Grace is not only the receiving of forgiveness, but also the receiving of the assurance of forgiveness. Grace is more than just not being punished. It is the “super-abounding” entrance into an entirely different frame of mind – one in which we love God and are confident of His love for us. There is the basis for new sense of self-respect, one that is divinely bestowed. If God loves us so greatly, then, on that basis alone, we should respect ourselves. His redemption is all encompassing, saving us that we might know Him, that He might reveal His character in us and through us, and that we might be filled with joy and peace.

Is it easy to love God’ asks an old author. ‘It is easy,’ he replies, ‘to those who do it.’ … [God] can awake in man, towards Himself, a supernatural Appreciative love. This is of all gifts the most to be desired. Here, not in our natural loves, nor even in ethics, lies the true centre of all human and angelic life. With this all things are possible. (C.S. Lewis)

I heard a Christian author and speaker once say that what he thought the human heart truly longs for is Someone to whom we can be truly grateful. This is the miracle of God’s super-abounding grace.

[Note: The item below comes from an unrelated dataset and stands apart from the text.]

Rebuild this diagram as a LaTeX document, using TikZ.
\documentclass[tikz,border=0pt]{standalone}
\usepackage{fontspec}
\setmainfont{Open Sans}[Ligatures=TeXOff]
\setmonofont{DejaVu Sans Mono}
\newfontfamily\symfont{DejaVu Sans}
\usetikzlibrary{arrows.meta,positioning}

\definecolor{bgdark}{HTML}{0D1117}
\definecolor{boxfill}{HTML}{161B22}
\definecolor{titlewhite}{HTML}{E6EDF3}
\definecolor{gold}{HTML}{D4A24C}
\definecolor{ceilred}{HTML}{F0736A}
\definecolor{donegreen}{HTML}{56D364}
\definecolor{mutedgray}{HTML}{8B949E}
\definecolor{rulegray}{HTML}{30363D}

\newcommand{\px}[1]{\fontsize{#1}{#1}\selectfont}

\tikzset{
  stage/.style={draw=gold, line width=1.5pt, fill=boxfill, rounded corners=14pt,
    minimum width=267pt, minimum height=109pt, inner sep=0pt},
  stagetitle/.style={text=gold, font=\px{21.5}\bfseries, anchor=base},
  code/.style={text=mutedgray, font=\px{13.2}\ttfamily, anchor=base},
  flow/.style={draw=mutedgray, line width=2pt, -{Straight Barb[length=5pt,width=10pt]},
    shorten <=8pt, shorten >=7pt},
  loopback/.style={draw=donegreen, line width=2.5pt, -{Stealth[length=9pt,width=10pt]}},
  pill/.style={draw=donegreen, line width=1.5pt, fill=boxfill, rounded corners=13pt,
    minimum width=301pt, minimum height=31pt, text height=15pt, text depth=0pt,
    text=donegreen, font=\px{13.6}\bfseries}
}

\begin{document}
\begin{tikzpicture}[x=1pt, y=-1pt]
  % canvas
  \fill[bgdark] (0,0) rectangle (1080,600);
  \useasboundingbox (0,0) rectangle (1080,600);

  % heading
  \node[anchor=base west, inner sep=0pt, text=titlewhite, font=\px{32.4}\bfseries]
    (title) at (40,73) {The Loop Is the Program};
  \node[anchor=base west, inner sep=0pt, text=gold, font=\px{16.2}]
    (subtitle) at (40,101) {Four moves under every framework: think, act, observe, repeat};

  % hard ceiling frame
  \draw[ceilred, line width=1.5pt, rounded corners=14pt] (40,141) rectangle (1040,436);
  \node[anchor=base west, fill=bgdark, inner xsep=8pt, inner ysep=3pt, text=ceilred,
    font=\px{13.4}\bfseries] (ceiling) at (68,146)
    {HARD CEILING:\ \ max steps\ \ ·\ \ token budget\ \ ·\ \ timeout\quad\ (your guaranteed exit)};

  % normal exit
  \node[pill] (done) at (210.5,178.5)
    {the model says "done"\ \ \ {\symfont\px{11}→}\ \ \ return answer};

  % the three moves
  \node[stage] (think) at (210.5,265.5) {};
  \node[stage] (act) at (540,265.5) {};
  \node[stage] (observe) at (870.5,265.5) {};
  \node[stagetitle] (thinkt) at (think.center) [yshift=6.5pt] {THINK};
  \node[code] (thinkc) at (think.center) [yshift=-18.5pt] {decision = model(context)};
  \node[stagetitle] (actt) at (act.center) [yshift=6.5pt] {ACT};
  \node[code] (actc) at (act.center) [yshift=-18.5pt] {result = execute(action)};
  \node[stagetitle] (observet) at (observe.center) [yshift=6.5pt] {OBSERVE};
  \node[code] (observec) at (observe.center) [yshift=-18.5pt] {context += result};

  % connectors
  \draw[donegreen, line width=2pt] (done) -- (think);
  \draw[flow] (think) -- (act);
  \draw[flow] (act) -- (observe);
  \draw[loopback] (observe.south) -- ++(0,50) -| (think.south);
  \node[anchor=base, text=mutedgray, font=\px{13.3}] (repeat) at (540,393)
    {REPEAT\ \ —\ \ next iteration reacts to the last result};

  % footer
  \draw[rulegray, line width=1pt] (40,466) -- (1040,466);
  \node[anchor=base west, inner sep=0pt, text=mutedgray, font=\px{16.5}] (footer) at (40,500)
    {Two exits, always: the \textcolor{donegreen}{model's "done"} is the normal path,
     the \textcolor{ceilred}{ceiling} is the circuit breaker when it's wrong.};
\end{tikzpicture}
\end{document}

This is why, by the way, the down-playing of our sinfulness is so dangerous to our spiritual health, in that it tries to resolve our feelings on this issue of forgiveness merely through human logic, and not through the power of God. But those who rejoice in their salvation, who are confident in their acceptance in Christ, possess this assurance through the divine power of God, and not through faulty human logic.

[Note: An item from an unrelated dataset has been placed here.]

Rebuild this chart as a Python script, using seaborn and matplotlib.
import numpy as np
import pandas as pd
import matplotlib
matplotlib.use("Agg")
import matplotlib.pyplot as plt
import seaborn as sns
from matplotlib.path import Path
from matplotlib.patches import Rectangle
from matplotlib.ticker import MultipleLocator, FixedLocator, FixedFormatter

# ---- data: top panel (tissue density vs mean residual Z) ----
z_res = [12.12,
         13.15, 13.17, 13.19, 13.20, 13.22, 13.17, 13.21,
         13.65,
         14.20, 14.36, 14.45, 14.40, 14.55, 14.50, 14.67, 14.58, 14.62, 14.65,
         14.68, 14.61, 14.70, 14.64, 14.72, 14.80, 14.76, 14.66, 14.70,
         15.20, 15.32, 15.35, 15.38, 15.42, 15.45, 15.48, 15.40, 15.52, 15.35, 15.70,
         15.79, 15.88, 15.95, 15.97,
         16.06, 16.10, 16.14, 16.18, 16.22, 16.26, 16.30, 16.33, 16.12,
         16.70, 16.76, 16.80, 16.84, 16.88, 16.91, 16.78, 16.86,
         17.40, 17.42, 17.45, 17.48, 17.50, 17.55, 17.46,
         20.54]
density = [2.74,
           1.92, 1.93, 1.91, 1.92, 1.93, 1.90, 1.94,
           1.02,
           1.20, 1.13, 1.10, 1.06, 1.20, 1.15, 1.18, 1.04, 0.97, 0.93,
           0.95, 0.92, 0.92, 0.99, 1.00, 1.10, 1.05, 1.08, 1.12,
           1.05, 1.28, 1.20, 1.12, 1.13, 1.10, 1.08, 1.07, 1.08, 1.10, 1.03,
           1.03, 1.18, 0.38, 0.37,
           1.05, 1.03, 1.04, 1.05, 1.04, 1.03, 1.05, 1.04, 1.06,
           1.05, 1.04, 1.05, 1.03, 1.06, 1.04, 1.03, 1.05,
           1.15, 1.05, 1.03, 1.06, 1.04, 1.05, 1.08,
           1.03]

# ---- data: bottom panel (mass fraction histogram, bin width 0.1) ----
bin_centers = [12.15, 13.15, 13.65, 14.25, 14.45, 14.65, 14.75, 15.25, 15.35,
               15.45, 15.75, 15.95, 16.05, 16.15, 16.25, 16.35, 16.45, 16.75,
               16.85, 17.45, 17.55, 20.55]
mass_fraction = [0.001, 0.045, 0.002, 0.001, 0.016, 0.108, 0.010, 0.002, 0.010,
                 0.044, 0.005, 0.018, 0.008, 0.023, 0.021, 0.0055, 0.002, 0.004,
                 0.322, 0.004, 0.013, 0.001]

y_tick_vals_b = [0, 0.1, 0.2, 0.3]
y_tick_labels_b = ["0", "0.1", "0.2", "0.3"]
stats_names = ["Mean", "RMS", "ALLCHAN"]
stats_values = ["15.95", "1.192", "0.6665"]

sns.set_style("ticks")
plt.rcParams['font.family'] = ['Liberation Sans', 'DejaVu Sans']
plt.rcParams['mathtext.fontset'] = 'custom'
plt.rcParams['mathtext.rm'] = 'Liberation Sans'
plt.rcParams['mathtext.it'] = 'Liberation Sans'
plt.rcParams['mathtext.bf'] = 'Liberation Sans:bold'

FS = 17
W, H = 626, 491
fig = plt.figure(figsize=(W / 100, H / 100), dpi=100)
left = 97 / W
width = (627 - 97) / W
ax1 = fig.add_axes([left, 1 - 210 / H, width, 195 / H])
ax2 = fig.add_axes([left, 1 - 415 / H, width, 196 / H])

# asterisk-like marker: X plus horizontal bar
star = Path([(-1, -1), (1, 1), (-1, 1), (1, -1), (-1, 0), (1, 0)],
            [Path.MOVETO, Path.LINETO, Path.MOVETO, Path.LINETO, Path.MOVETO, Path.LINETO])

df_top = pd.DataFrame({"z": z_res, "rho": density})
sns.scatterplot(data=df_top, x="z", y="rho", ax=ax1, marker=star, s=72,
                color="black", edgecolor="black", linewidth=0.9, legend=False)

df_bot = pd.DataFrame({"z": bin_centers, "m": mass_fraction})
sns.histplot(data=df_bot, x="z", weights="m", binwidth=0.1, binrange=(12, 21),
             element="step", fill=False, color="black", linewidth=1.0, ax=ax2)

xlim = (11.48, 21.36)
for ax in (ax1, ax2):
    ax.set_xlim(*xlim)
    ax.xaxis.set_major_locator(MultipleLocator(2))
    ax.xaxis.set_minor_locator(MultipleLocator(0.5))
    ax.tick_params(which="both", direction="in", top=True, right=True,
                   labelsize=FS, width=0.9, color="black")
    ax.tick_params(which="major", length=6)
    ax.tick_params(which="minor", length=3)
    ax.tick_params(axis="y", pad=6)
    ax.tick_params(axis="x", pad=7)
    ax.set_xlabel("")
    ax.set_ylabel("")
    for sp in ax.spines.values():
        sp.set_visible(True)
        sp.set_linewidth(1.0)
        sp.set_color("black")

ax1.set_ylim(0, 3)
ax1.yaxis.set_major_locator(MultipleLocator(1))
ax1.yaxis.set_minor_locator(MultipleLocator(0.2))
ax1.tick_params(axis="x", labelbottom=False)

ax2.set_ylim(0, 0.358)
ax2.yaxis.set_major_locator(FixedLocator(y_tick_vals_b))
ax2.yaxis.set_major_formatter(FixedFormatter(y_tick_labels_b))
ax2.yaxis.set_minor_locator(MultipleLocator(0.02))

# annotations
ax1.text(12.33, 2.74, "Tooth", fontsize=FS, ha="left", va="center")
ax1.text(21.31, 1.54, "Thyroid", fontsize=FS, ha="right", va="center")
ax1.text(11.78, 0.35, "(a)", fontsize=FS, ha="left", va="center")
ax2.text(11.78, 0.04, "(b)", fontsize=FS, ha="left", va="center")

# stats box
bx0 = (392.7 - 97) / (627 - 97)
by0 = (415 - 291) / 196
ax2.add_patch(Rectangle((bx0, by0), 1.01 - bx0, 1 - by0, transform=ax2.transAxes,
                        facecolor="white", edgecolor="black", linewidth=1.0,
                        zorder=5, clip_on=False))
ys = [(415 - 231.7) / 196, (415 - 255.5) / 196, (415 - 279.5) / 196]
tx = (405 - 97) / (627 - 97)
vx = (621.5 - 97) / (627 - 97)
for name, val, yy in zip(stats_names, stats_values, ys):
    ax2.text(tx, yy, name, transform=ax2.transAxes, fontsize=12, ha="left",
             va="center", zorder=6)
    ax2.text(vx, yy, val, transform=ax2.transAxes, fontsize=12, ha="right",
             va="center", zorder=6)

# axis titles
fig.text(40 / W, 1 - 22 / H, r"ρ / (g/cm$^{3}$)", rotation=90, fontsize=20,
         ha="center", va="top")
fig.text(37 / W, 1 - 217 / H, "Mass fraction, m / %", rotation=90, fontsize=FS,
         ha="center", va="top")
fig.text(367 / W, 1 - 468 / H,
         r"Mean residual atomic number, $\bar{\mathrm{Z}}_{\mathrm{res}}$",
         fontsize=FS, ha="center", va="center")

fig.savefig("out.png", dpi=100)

In fact, I am convinced that there is no logic that can explain God’s choice to redeem us. He has chosen to do so for His own purposes, out of His own heart of love, and true love always defies logic.

Doctrinal Studies ,

Extreme Grace, Part 1

September 1st, 2014

God, being rich in mercy, because of the great love with which he loved us, even when we were dead in our trespasses, made us alive together with Christ—by grace you have been saved.

Ephesians 2:4-5

If someone does not accuse us of going too far with the doctrine of grace, we have probably not preached it strongly enough. Grace by its very nature is extreme. It is the ultimate opposite of salvation by self-effort. Its concepts rest upon the biblical teachings of God’s mercy, of the sacrificial death of Christ for sinners, of our total moral depravity, of our helplessness before Holy God, and of our election by grace. God bestows upon the undeserving His forgiveness, His blessings, the reconciliation between God and man, and a thousand inner benefits to the soul. The biblical doctrine of grace proclaims the love of God, that His love motivated Him to send the Son into the world to save sinners (John 3:16), that while we were still sinners Christ died for us (Romans 5:8), and that we are helpless, spiritually dead, without Him accomplishing this work of grace in our lives (Eph. 2:4-5).

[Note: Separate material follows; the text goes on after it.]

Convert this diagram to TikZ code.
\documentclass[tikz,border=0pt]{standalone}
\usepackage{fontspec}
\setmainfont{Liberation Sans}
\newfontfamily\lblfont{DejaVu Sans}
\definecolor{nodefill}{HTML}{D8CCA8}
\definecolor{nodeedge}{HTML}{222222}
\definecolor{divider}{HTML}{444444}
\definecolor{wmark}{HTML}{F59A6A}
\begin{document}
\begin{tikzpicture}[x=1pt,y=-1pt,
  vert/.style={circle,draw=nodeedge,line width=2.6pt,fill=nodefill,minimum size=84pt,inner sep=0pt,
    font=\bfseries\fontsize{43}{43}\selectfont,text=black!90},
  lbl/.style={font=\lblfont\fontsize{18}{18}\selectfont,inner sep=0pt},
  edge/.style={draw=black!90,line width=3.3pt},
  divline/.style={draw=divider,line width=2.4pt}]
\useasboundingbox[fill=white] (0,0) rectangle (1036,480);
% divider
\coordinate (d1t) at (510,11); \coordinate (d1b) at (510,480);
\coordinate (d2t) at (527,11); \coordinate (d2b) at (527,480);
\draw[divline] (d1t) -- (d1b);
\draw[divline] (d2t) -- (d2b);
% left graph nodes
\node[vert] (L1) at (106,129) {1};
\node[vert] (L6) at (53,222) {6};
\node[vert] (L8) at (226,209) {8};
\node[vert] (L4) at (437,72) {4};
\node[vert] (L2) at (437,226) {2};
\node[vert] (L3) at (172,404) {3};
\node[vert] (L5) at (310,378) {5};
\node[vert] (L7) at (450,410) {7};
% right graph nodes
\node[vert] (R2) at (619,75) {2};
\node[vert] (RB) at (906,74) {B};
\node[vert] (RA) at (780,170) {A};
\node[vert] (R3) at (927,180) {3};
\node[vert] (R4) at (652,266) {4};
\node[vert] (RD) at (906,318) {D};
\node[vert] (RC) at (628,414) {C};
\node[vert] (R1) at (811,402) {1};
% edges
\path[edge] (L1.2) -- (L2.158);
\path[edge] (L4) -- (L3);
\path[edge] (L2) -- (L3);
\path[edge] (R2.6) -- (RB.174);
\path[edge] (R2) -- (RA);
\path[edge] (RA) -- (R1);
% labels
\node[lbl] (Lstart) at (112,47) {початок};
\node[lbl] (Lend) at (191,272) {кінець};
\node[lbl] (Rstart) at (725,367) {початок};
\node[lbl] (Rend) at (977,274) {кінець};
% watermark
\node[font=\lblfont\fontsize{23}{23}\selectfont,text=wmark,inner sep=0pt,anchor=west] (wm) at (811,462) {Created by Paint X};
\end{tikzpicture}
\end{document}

Christ proclaimed this doctrine in the first line of His Sermon on the Mount: “Blessed are the poor in spirit, for theirs is the kingdom of heaven” (Matt 5:3).  Jesus’ meaning is clear enough, that those who still claim to have some personal spiritual richness are in a state of deception and denial. He came to heal the sick, or more specifically, those who know they are sick. It is only those who understand their spiritual poverty who are motivated to seek the solution that is offered solely by grace, that He saves, and in that search by faith they inherit the kingdom of heaven. Martin Luther wrote, “A man must completely despair of himself in order to become fit to obtain the grace of Christ.”

A.W. Tozer wrote:

Grace is the good pleasure of God that inclines him to bestow benefits upon the undeserving. It is a self-existent principle inherent in the divine nature and appears to us as a self-caused propensity to pity the wretched, spare the guilty, welcome the outcast, and bring into favor those who were before under just disapprobation. Its use to us sinful men is to save us and make us sit together in heavenly places to demonstrate to the ages the exceeding riches of God’s kindness to us in Christ Jesus.

We as a race are in great need of something we cannot achieve for ourselves. The Christian faith sees humanity as created in the image of God, but this image is marred by sin, mangled by our moral fall, and cannot save itself. Grace proclaims both God’s love and our helplessness. We turn to Him without any capacity within us to bring anything to the relationship except our need. All of our potential is dependent on Him doing His work of grace.

We are tempted to come and try to spend the currency of future promises for our salvation. We will promise to do better, to sin less, to try and obey, but that currency will not spend with God. We may only come through the currency of grace, that says, “It is already paid.” We cannot save ourselves.

But God is able to save us – and His salvation means not only forgiveness but the bestowal of life. He has “made us alive together with Christ.” Our potential is now dependent on Him and what He will accomplish in us and through us. Grace means we stand in His power and not in our own. The journey that began with our poverty and His riches, continues this way. And in grace we can live each day by faith with divine power and victorious strength. We can live by the principle espoused in Galatians 2:20: “Not I but Christ lives in me.”

So, have you come to Christ this way? If so, thank God for His salvation. If not yet, you may come to Him right now by faith by praying, “Lord, I need Your forgiveness. Save me through the death and resurrection of Christ Jesus.” The old hymn says, “Nothing in my hand I bring, simply to Thy cross I cling.” This is the invitation of grace, to come and receive. The last chapter of the Bible, Revelation 22:17, expresses this invitation:

The Spirit and the Bride say, “Come.” And let the one who hears say, “Come.” And let the one who is thirsty come; let the one who desires take the water of life without price.